If someone told me where I would be right now, last semester, I would like to say that I would laugh in their face and tell them “No way,” but I know myself better than that. I would probably just look them in the eyes and sigh a sigh of acceptance and disappointment: a combination of emotions that are too close for comfort.
I am sitting in my room, starting a project that is due in two and a half hours that I have had two weeks to work on. I haven’t done laundry in who knows how long and there are more plastic bottles and paper dishes littering my desk and floor than contact lenses in my medicine drawer. In the last few months I have allowed myself to succumb to the painfully numb feeling of nothing. I though that my usual routine depressive episodes were bad but they are pitiful against this one.
I am plagued with apathy and disassociation. There is no motive in my actions and I aimlessly wander around doing mundane things that I don’t think I am fully aware or conscious of. I walked into a gas station the other day and bought peanut butter filled pretzels and didn’t realize that I was eating them until I was back in my car with the doors locked.

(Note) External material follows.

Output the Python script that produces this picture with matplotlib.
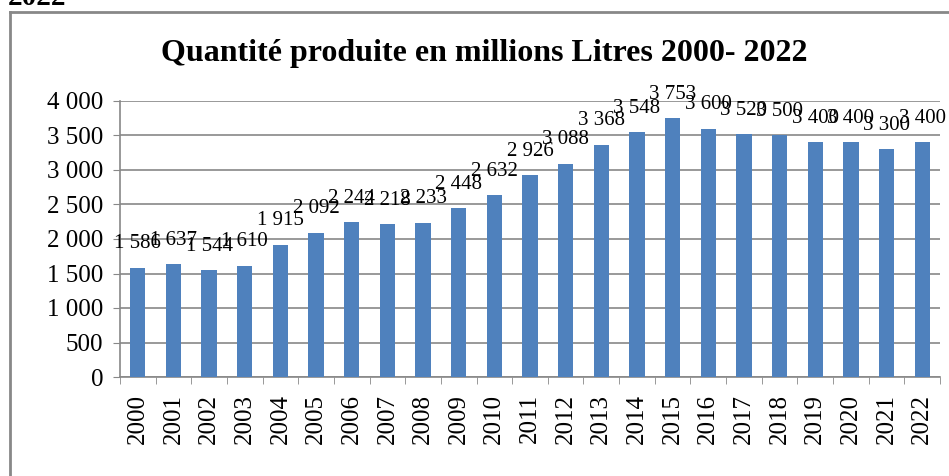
import matplotlib
matplotlib.use("Agg")
import matplotlib.pyplot as plt
from matplotlib.lines import Line2D

years = [str(y) for y in range(2000, 2023)]
values = [1586, 1637, 1544, 1610, 1915, 2092, 2244, 2218, 2233, 2448, 2632, 2926,
          3088, 3368, 3548, 3753, 3600, 3520, 3500, 3400, 3400, 3300, 3400]
yticks = [0, 500, 1000, 1500, 2000, 2500, 3000, 3500, 4000]

def fmt(v):
    return f"{v:,}".replace(",", " ")

plt.rcParams['font.family'] = ['Liberation Serif', 'DejaVu Serif']

fig = plt.figure(figsize=(9.49, 4.76), dpi=100)
ax = fig.add_axes([120/949, 1-377/476, 820/949, 276/476])

x = list(range(len(years)))
ax.bar(x, values, width=0.43, color='#4F81BD', zorder=3)
ax.set_xlim(-0.5, len(years)-0.5)
ax.set_ylim(0, 4000)
ax.set_yticks(yticks)
ax.set_yticklabels([fmt(v) for v in yticks], fontsize=18)
ax.set_xticks(x)
ax.set_xticklabels(years, rotation=90, fontsize=18)
ax.tick_params(axis='x', length=0, pad=12)
ax.set_xticks([i - 0.5 for i in range(len(years)+1)], minor=True)
ax.tick_params(axis='x', which='minor', length=5, color='#888888', direction='out')
ax.tick_params(axis='y', length=5, color='#888888', direction='out', pad=7)
ax.grid(axis='y', color='#888888', linewidth=1.2, zorder=0)
for s in ['top', 'right']:
    ax.spines[s].set_visible(False)
for s in ['left', 'bottom']:
    ax.spines[s].set_color('#888888')
    ax.spines[s].set_linewidth(1.2)

for xi, v in zip(x, values):
    ax.annotate(fmt(v), (xi, v), xytext=(0, 14), textcoords='offset points',
                ha='center', va='baseline', fontsize=15, zorder=4)

fig.text(0.51, 1-54/476, "Quantité produite en millions Litres 2000- 2022",
         ha='center', va='center', fontsize=23, fontweight='bold')
fig.text(8/949, 1-5/476, "2022", ha='left', va='baseline', fontsize=21, fontweight='bold')

# outer border
fig.add_artist(Line2D([10/949, 10/949], [0, 1-12/476], transform=fig.transFigure,
                      color='#888888', linewidth=2))
fig.add_artist(Line2D([10/949, 1], [1-12/476, 1-12/476], transform=fig.transFigure,
                      color='#888888', linewidth=2))

fig.savefig("out.png", dpi=100)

At least when I have gone into autopilot mode I have purpose in what I’m doing and I am doing things that I need to do. This is something drastically different. They are uncharacteristic things and random things and things that don’t invoke any sort of reaction or emotion. It’s like when you leave your Sims alone for too long and they start doing pointless things for no reason and for no one to see.
I was so excited last semester that I had avoided any big dips in my day to day life and I was actually finding balance and adjusting to my “normal”. Maybe it’s karma for not attending any church services since getting to ASU (minus the two time I went with my parents over winter break). Maybe this is just the universe telling me that I shouldn’t get too cocky and full of myself, I apparently needed a kick to the ego.
Whatever the reasoning is, I am determined to fight it because nothing is more motivating than spite. And I intend to prove myself wrong and break out of this insufferable cycle.